(1) As a condition for eligibility to receive temporary financial assistance, the petitioner or person who receives financial assistance under the category of Temporary Assistance Program of the Department shall assign to the Administration any right to support it might have in its own benefit or in the benefit of any other member of the family on behalf of whom, or for whom, the request for assistance is made.
(a) Notwithstanding the provisions set forth in the Puerto Rico Civil Code, it shall be understood that the request or receipt of financial assistance payments is in itself an assignment of the right to support for the total amount of the financial assistance received. The assignment of the right to support shall be effective as current support payments and overdue support payments to the extent allowed by federal legislation and from the moment that eligibility to receive economic assistance is determined. This assignment shall terminate, with respect to current support payments, at the time the eligibility of the beneficiary terminates.
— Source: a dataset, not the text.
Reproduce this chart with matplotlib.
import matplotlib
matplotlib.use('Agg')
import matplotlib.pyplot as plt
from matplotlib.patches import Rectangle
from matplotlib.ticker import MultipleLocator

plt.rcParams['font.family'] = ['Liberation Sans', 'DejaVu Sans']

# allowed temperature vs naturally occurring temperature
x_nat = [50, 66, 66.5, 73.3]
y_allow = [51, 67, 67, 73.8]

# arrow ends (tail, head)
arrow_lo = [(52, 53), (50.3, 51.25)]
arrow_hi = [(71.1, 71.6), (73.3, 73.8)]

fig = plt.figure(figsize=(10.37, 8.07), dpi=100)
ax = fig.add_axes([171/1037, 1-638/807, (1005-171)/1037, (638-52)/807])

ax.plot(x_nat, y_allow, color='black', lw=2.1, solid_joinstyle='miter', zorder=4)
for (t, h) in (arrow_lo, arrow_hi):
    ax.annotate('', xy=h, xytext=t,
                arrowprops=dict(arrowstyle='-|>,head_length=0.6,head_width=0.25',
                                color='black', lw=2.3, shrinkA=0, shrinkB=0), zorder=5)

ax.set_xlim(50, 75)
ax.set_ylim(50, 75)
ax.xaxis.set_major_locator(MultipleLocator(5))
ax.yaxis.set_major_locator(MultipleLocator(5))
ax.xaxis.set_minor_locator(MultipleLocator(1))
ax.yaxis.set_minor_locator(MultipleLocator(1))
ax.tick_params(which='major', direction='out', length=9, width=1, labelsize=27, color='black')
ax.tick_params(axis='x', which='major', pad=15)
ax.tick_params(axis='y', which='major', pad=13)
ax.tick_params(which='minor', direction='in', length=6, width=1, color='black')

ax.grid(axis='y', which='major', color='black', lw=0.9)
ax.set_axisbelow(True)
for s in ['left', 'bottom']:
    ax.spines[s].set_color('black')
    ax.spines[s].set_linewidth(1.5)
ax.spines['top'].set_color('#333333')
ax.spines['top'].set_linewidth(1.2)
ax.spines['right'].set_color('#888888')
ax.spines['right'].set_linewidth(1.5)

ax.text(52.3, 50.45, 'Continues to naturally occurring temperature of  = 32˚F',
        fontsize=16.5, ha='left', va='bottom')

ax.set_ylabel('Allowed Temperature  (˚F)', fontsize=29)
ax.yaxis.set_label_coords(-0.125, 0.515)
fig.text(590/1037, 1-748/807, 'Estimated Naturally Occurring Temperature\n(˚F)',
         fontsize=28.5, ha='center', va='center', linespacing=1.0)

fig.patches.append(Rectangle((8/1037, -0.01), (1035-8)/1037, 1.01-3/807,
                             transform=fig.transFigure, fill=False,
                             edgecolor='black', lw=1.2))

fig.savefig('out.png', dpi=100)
With regard to support payments that become overdue during the periods in which the minor or his/her guardian has received financial assistance, said assignment shall terminate at the moment that the Administration has recovered the total amount paid for said assistance.
(b) The assignment of the right to support shall be exclusively for the purpose of initiating the corresponding legal actions for the State to recover the amount advanced for the minor or the petitioner from the person legally obliged, from the time the support right becomes requireable, pursuant to the Puerto Rico Civil Code.
(c) The petitioner and whoever receives economic assistance shall be obliged to hand over to the Department [sic] any direct payments received for support, once the assignment of the right to support is effectively ceded, and up to the time the Administration has recovered the total sum paid for financial assistance.
(2) Any person who requests or receives financial assistance subject to notice of the right to claim just cause for failure to cooperate shall be bound to:
(a) Continually offer his/her cooperation to the Administration to identify and locate the father or mother of the minor for whom financial assistance or support payment is being requested, to determine the paternity of the minors who have not been recognized and to compel support or any other benefit to which the minor is entitled;
(b) place at the Administration’s disposal all the information and evidence he/she may have in his/her power or can reasonably obtain, and
(c) testify in any proceeding to attain compliance with the legal obligation to provide child support.
The refusal to cooperate shall be notified to the Temporary Assistance Program, but shall not impair the minors’ right to receive the financial assistance due to them under the provisions of law and regulations; nevertheless, the person who refuses to cooperate unless just cause is determined, shall not receive benefits for him/herself. The Administrator, after taking into consideration the best interests of the obligee and the circumstances of the case, can exempt the petitioner or the person who receives financial assistance from the obligation of offering the required cooperation. The burden of proof to establish just cause to refuse to cooperate shall fall upon the obligee, and shall be corroborated and based upon demonstrative evidence that it may be reasonably expected that such cooperation may result in physical or emotional harm, or that the minor was conceived as a result of an incestuous relationship or rape, or has an adoption procedure pending, or by means of any other evidence required by the Administration.
History —Dec. 30, 1986, No. 5, p. 887, art. IV, § 9; Aug. 17, 1994, No. 86, § 17; Dec. 18, 1997, No. 169, § 9; Aug. 1, 2003, No. 178, § 10.